EXERCISE DIRECTIONS: Repeat only the lines from the one containing "Write a Python" through the one containing "fig = go.Figure()", exactly as written, both ends included.

AVAILABLE RECORDS:
☆ ☆ ☆ ☆ ☆ ☆ ☆
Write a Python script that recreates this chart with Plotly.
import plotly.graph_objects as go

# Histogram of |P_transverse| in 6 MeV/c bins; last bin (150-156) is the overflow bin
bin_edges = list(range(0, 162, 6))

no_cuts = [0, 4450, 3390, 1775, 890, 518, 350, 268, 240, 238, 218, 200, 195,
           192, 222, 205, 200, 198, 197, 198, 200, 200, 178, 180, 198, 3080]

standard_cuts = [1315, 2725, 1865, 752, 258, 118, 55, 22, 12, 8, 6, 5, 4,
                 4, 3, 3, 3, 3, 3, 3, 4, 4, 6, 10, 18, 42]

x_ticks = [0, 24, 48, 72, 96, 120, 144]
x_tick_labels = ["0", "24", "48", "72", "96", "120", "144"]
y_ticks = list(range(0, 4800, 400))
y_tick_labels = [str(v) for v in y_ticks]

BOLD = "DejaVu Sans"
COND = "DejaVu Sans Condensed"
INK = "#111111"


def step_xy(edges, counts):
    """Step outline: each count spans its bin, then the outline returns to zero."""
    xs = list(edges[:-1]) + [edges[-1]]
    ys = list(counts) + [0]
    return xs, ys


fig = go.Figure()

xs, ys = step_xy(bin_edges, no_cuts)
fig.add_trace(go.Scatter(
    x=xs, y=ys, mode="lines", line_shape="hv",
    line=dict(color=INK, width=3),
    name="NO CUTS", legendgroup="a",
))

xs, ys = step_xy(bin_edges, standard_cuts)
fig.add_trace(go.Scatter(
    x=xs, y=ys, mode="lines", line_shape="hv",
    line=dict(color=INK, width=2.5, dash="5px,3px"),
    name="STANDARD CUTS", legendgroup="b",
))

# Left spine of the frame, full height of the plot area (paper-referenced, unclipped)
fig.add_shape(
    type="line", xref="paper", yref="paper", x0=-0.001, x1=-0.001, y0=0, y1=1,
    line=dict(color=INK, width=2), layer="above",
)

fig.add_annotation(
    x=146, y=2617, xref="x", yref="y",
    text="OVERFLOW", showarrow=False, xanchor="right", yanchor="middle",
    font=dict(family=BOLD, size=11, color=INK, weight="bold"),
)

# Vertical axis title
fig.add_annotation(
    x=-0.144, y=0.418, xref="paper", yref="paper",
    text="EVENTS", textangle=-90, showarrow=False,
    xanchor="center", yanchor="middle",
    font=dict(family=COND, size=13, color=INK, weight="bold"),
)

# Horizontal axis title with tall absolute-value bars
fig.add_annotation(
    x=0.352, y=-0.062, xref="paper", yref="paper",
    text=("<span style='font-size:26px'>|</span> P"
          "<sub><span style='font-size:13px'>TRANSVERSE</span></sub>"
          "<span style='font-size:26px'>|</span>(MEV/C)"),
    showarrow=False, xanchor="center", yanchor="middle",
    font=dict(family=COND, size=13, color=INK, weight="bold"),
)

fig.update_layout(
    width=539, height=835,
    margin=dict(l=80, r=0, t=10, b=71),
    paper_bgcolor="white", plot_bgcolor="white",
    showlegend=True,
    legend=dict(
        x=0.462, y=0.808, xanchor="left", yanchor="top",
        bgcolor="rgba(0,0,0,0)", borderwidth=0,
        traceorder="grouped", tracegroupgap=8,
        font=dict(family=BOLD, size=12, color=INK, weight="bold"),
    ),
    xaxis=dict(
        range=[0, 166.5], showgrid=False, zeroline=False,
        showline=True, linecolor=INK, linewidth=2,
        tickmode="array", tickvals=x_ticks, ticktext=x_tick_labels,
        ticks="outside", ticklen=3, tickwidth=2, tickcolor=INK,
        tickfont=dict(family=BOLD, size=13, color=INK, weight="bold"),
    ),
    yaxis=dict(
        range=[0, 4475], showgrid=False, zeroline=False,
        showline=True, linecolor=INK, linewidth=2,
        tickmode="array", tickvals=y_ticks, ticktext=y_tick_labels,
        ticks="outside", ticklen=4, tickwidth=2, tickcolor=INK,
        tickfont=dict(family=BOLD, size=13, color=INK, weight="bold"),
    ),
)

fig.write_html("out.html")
☆ ☆ ☆ ☆ ☆ ☆ ☆
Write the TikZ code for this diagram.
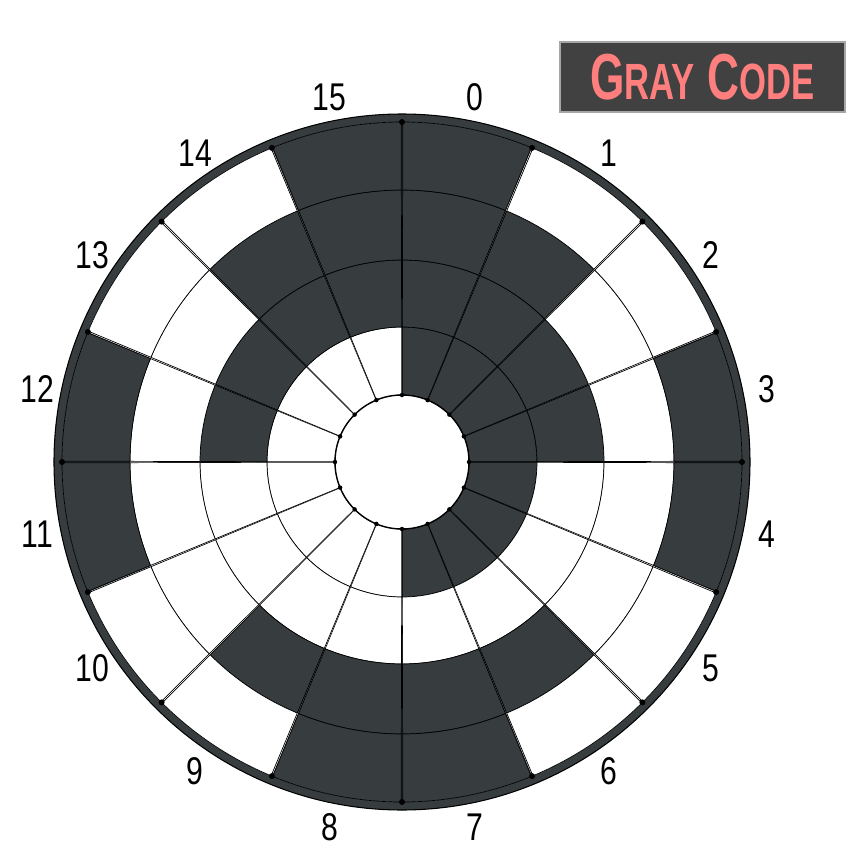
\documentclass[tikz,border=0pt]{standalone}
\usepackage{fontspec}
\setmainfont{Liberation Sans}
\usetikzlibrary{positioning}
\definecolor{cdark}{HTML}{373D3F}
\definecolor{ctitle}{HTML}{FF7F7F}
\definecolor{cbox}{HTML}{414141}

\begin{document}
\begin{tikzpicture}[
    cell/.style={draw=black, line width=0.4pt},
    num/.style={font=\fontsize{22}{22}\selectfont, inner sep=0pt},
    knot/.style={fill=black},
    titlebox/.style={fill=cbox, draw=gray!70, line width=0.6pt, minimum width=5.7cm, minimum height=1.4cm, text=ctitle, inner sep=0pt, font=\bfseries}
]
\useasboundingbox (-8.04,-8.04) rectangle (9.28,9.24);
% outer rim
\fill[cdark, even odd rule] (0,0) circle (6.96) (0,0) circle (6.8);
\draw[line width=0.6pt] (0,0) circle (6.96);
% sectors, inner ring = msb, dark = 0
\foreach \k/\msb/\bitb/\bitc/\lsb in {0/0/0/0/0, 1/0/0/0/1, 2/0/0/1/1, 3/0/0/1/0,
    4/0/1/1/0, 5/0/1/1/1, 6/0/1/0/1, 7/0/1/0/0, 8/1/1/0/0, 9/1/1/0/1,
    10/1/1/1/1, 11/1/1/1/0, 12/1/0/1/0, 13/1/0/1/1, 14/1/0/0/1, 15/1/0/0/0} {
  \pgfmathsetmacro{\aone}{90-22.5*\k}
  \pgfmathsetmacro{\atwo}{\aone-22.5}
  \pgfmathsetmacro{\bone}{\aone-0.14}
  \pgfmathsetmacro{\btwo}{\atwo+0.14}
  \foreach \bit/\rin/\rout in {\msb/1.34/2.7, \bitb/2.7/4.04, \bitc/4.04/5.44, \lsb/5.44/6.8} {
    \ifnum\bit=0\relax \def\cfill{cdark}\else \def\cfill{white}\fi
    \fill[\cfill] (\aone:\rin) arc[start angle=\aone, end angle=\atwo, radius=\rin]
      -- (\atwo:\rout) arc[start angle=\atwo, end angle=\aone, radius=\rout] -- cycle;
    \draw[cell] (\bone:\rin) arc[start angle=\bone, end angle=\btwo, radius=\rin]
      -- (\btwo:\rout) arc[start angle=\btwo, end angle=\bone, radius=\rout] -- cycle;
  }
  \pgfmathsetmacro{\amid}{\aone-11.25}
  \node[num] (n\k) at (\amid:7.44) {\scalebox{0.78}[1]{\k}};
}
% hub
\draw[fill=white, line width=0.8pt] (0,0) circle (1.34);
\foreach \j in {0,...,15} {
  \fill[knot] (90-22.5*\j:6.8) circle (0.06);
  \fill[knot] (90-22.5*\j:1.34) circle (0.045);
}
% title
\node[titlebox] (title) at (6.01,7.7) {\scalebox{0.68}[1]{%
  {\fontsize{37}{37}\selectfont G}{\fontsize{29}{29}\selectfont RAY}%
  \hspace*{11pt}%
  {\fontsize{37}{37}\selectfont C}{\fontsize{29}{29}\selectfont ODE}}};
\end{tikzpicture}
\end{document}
☆ ☆ ☆ ☆ ☆ ☆ ☆
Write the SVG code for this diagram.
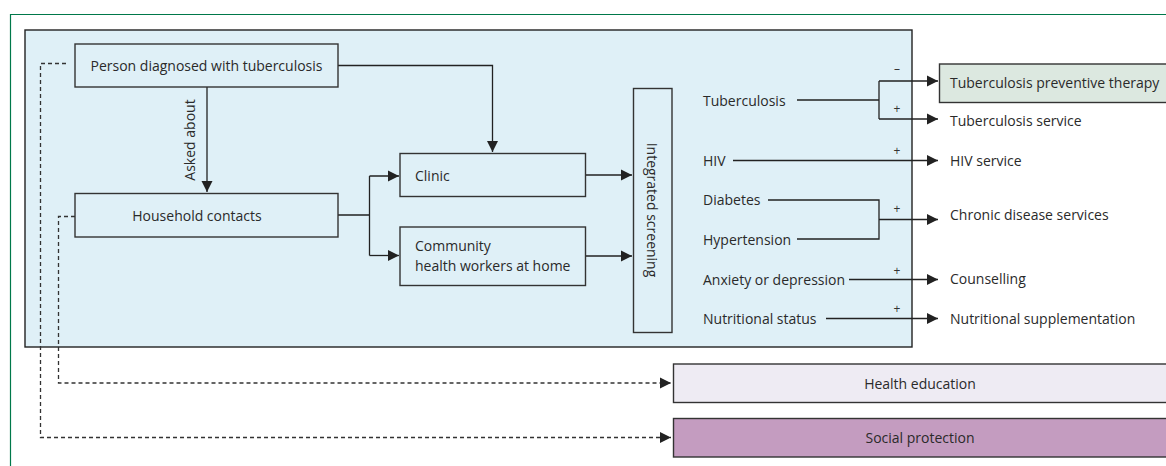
☆ ☆ ☆ ☆ ☆ ☆ ☆
EXPECTED ANSWER:
Write a Python script that recreates this chart with Plotly.
import plotly.graph_objects as go

# Histogram of |P_transverse| in 6 MeV/c bins; last bin (150-156) is the overflow bin
bin_edges = list(range(0, 162, 6))

no_cuts = [0, 4450, 3390, 1775, 890, 518, 350, 268, 240, 238, 218, 200, 195,
           192, 222, 205, 200, 198, 197, 198, 200, 200, 178, 180, 198, 3080]

standard_cuts = [1315, 2725, 1865, 752, 258, 118, 55, 22, 12, 8, 6, 5, 4,
                 4, 3, 3, 3, 3, 3, 3, 4, 4, 6, 10, 18, 42]

x_ticks = [0, 24, 48, 72, 96, 120, 144]
x_tick_labels = ["0", "24", "48", "72", "96", "120", "144"]
y_ticks = list(range(0, 4800, 400))
y_tick_labels = [str(v) for v in y_ticks]

BOLD = "DejaVu Sans"
COND = "DejaVu Sans Condensed"
INK = "#111111"


def step_xy(edges, counts):
    """Step outline: each count spans its bin, then the outline returns to zero."""
    xs = list(edges[:-1]) + [edges[-1]]
    ys = list(counts) + [0]
    return xs, ys


fig = go.Figure()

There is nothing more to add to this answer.